Distributed leadership is a way of working together where all the members of the team respect each other at workplace and give opportunity to others to lead. Heroic leadership cannot satisfy the other members as it does not create scope for other members to work significantly. Distribution of leadership is not intended just to divide the workload but to motivate all the members of the staff to work together for a common goal or vision. It is also important to create opportunies for the people who have expertise. The leader must influence the experts to work for the organisation.

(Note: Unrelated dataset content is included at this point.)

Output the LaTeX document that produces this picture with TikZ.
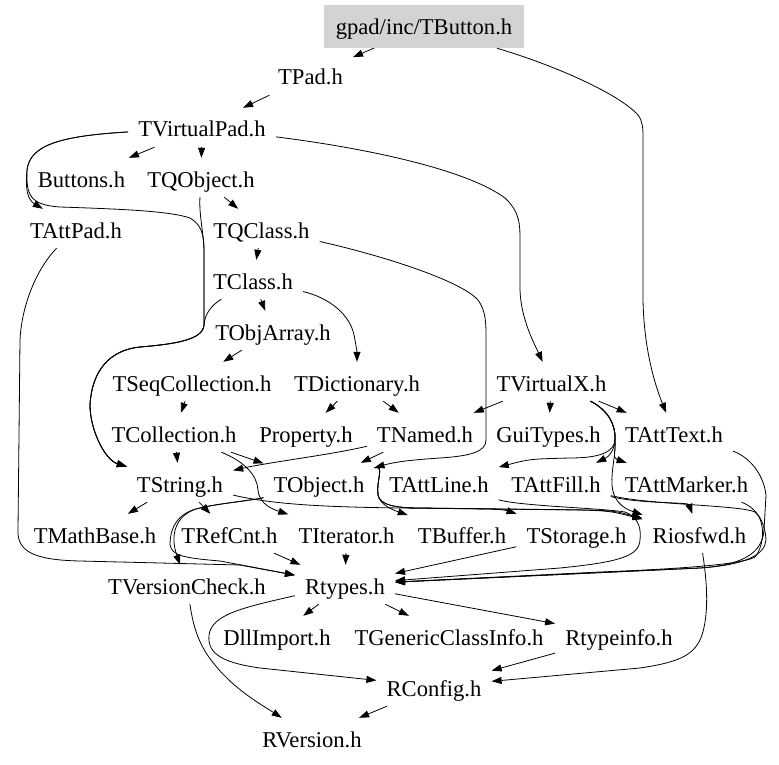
\documentclass[tikz,border=0pt]{standalone}
\usepackage{fontspec}
\setmainfont{Liberation Serif}
\usetikzlibrary{arrows.meta}
\definecolor{rootgray}{RGB}{211,211,211}
\newcommand{\dotfont}{\fontsize{22.6}{27}\selectfont}
\tikzset{
	file/.style={inner xsep=10pt, inner ysep=0pt, text height=29pt, text depth=10pt, font=\dotfont, anchor=base},
	rootfile/.style={fill=rootgray, inner sep=0pt, minimum width=200pt, minimum height=43pt, text height=24pt, text depth=8pt, font=\dotfont},
	dep/.style={line width=0.8pt, -{Triangle[length=10pt,width=7pt]}}
}

\begin{document}
\begin{tikzpicture}[x=1pt, y=-1pt]
		%%%%% START %%%%%
		\useasboundingbox (0, 0) rectangle (779, 765);
		
		\node[rootfile] (btn) at (424, 26.5) {gpad/inc/TButton.h};
		\node[file] (tpad) at (310.5, 85) {TPad.h};
		\node[file] (tvp) at (202, 137) {TVirtualPad.h};
		\node[file] (buttons) at (81.5, 187) {Buttons.h};
		\node[file] (tqo) at (201, 187) {TQObject.h};
		\node[file] (tattpad) at (76, 238) {TAttPad.h};
		\node[file] (tqc) at (261.5, 238) {TQClass.h};
		\node[file] (tcls) at (253, 289) {TClass.h};
		\node[file] (toa) at (273, 340) {TObjArray.h};
		\node[file] (tseq) at (192, 391) {TSeqCollection.h};
		\node[file] (tdict) at (357, 391) {TDictionary.h};
		\node[file] (tvx) at (551.5, 391) {TVirtualX.h};
		\node[file] (tcoll) at (174, 442) {TCollection.h};
		\node[file] (prop) at (306, 442) {Property.h};
		\node[file] (tnamed) at (425, 442) {TNamed.h};
		\node[file] (guit) at (548.5, 442) {GuiTypes.h};
		\node[file] (tatttext) at (674, 442) {TAttText.h};
		\node[file] (tstr) at (180, 492) {TString.h};
		\node[file] (tobj) at (319, 492) {TObject.h};
		\node[file] (tattline) at (439, 492) {TAttLine.h};
		\node[file] (tattfill) at (556, 492) {TAttFill.h};
		\node[file] (tattmarker) at (686.5, 492) {TAttMarker.h};
		\node[file] (tmath) at (95, 543) {TMathBase.h};
		\node[file] (trefcnt) at (229.5, 543) {TRefCnt.h};
		\node[file] (titer) at (346.5, 543) {TIterator.h};
		\node[file] (tbuf) at (462, 543) {TBuffer.h};
		\node[file] (tstor) at (576.5, 543) {TStorage.h};
		\node[file] (rios) at (699.5, 543) {Riosfwd.h};
		\node[file] (tvc) at (187, 594) {TVersionCheck.h};
		\node[file] (rtypes) at (345, 594) {Rtypes.h};
		\node[file] (dll) at (277, 645) {DllImport.h};
		\node[file] (tgci) at (449, 645) {TGenericClassInfo.h};
		\node[file] (rtinfo) at (619, 645) {Rtypeinfo.h};
		\node[file] (rconfig) at (434, 696) {RConfig.h};
		\node[file] (rversion) at (312, 747) {RVersion.h};
		
		% top part
		\draw[dep] (btn) -- (tpad);
		\draw[dep] (btn) .. controls (560, 67) and (620, 95) .. (638, 115) .. controls (643, 122) and (643, 128) .. (643, 140) -- (643, 300) .. controls (644, 350) and (655, 385) .. (tatttext);
		\draw[dep] (tpad) -- (tvp);
		\draw[dep] (tvp) -- (buttons);
		\draw[dep] (tvp) -- (tqo);
		\draw[dep] (tvp) .. controls (60, 136) and (30, 145) .. (27, 170) .. controls (25, 190) and (28, 200) .. (tattpad);
		\draw[dep] (tvp) .. controls (380, 150) and (470, 172) .. (505, 198) .. controls (520, 212) and (520, 225) .. (520, 240) -- (520, 290) .. controls (521, 320) and (535, 345) .. (tvx);
		\draw[dep] (tvp) .. controls (60, 136) and (30, 145) .. (27, 170) .. controls (26, 195) and (30, 205) .. (60, 207) .. controls (120, 209) and (170, 211) .. (190, 218) .. controls (200, 224) and (204, 232) .. (204, 250) -- (204, 325) .. controls (203, 340) and (175, 344) .. (140, 347) .. controls (110, 350) and (92, 370) .. (90, 405) .. controls (90, 430) and (105, 460) .. (tstr);
		\draw[dep] (tqo) .. controls (199, 215) and (203, 228) .. (204, 250) -- (204, 325) .. controls (203, 340) and (175, 344) .. (140, 347) .. controls (110, 350) and (92, 370) .. (90, 405) .. controls (90, 430) and (105, 460) .. (tstr);
		\draw[dep] (tqo) -- (tqc);
		\draw[dep] (tqc) -- (tcls);
		\draw[dep] (tqc) .. controls (380, 255) and (460, 280) .. (478, 300) .. controls (485, 310) and (486, 320) .. (486, 335) -- (486, 440) .. controls (486, 452) and (470, 456) .. (440, 458) .. controls (410, 460) and (395, 462) .. (tobj);
		\draw[dep] (tcls) -- (toa);
		\draw[dep] (tcls) .. controls (330, 298) and (350, 315) .. (354, 335) .. controls (356, 345) and (357, 352) .. (tdict);
		\draw[dep] (tcls) .. controls (212, 305) and (205, 313) .. (204, 325) .. controls (203, 340) and (175, 344) .. (140, 347) .. controls (110, 350) and (92, 370) .. (90, 405) .. controls (90, 430) and (105, 460) .. (tstr);
		\draw[dep] (toa) -- (tseq);
		\draw[dep] (tseq) -- (tcoll);
		\draw[dep] (tdict) -- (prop);
		\draw[dep] (tdict) -- (tnamed);
		
		% TVirtualX
		\draw[dep] (tvx) -- (tnamed);
		\draw[dep] (tvx) -- (guit);
		\draw[dep] (tvx) -- (tatttext);
		\draw[dep] (tvx) .. controls (608, 410) and (616, 425) .. (615, 440) .. controls (614, 452) and (600, 458) .. (570, 458) .. controls (530, 459) .. (tattline);
		\draw[dep] (tvx) .. controls (608, 410) and (616, 425) .. (615, 440) .. controls (614, 450) and (610, 456) .. (tattfill);
		\draw[dep] (tvx) .. controls (608, 410) and (616, 425) .. (615, 440) .. controls (616, 450) and (612, 458) .. (tattmarker);
		\draw[dep] (tvx) .. controls (608, 410) and (616, 425) .. (615, 440) .. controls (616, 455) and (611, 470) .. (612, 485) .. controls (613, 500) and (622, 508) .. (rios);
		
		% middle part
		\draw[dep] (tcoll) -- (tstr);
		\draw[dep] (tcoll) -- (tobj);
		\draw[dep] (tcoll) .. controls (245, 462) and (257, 475) .. (258, 490) .. controls (259, 505) and (275, 510) .. (titer);
		\draw[dep] (tnamed) -- (tobj);
		\draw[dep] (tnamed) .. controls (330, 455) and (270, 462) .. (tstr);
		\draw[dep] (tstr) -- (tmath);
		\draw[dep] (tstr) -- (trefcnt);
		\draw[dep] (tstr) .. controls (275, 505) and (330, 507) .. (400, 508) -- (580, 510) .. controls (610, 511) .. (rios);
		\draw[dep] (tobj) .. controls (255, 500) and (215, 504) .. (200, 508) .. controls (180, 512) and (168, 530) .. (tvc);
		\draw[dep] (tobj) .. controls (255, 500) and (215, 504) .. (200, 508) .. controls (180, 512) and (170, 525) .. (170, 545) .. controls (172, 556) and (185, 558) .. (220, 561) -- (rtypes);
		\draw[dep] (tobj) .. controls (385, 465) and (376, 480) .. (378, 495) .. controls (380, 504) and (390, 509) .. (tbuf);
		\draw[dep] (tobj) .. controls (385, 465) and (376, 480) .. (378, 495) .. controls (380, 505) and (395, 508) .. (420, 508) -- (490, 509) .. controls (505, 510) .. (tstor);
		\draw[dep] (tobj) .. controls (385, 465) and (376, 480) .. (378, 495) .. controls (380, 505) and (395, 508) .. (420, 508) -- (590, 510) .. controls (615, 511) .. (rios);
		\draw[dep] (tattline) .. controls (520, 506) and (600, 508) .. (625, 512) .. controls (640, 518) and (641, 530) .. (640, 540) .. controls (639, 556) and (620, 562) .. (560, 568) -- (rtypes);
		\draw[dep] (tattfill) .. controls (640, 504) and (688, 502) .. (rios);
		\draw[dep] (tattfill) .. controls (650, 505) and (740, 505) .. (755, 512) .. controls (765, 520) and (765, 545) .. (755, 557) .. controls (740, 566) and (650, 570) .. (600, 572) -- (rtypes);
		\draw[dep] (tattmarker) .. controls (755, 507) and (765, 520) .. (766, 540) .. controls (765, 555) and (745, 565) .. (700, 568) -- (rtypes);
		\draw[dep] (tatttext) .. controls (745, 455) and (763, 470) .. (766, 495) -- (764, 530) .. controls (762, 555) and (740, 565) .. (700, 568) -- (rtypes);
		\draw[dep] (tattpad) .. controls (40, 265) and (22, 300) .. (20, 340) -- (18, 530) .. controls (17, 552) and (35, 560) .. (80, 561) -- (240, 565) -- (rtypes);
		
		% bottom part
		\draw[dep] (trefcnt) -- (rtypes);
		\draw[dep] (titer) -- (rtypes);
		\draw[dep] (tstor) -- (rtypes);
		\draw[dep] (rtypes) -- (dll);
		\draw[dep] (rtypes) -- (tgci);
		\draw[dep] (rtypes) -- (rtinfo);
		\draw[dep] (rtypes) .. controls (240, 608) and (212, 615) .. (209, 635) .. controls (207, 655) and (225, 663) .. (260, 668) -- (rconfig);
		\draw[dep] (rtinfo) -- (rconfig);
		\draw[dep] (rios) .. controls (706, 575) and (710, 610) .. (702, 635) .. controls (695, 655) and (680, 662) .. (640, 668) -- (rconfig);
		\draw[dep] (tvc) .. controls (193, 625) and (198, 645) .. (215, 665) .. controls (235, 690) and (262, 705) .. (rversion);
		\draw[dep] (rconfig) -- (rversion);
		
		%%%%% END %%%%%
\end{tikzpicture}
\end{document}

Parental involvement and leadership
Parental involvement has immense importance for the overall success of schools. Children come from their families to learn in schools. Parents have expectations of their children regarding their achievement. According to Arthur, Beecher, Death, Docket & Farmer (2005):
Children’s learning is situated in the social and cultural contexts of their families and communities. As children observe family and community members, participate in daily events and engage in collaborative experiences, they are learning about the processes, concepts and practices that are valued within their community. Family and community experiences include everyday activities such as shopping, going to the movies, or attending the church or mosque (p. 37).
Parents can have an active role in the activities related to their children’s education. To enhance the capability of students, parents need to have close relationships with schools. Parental involvement includes interactions between the teachers, students and parents about the day to day activities in their school. Parents need to speak to the teachers and head teachers about the advancement of their children’s education.
A school learning community should be created in which parent-teacher sharing would be enhanced. The home, school and community connection can help make learning more meaningful for students. Making such connections is a part of good pedagogy. Pedagogical leadership is needed that is committed to creating connections between schools and family (Robinson, Hohepa & Lloyd, 2009). Where the gap between the educational cultures of home and school is wide, careful planning is needed by the head teacher to bridge this.
Writer: Assistant Professor in Education, Govt. Teachers’ Training College, Rangpur, Bangladesh.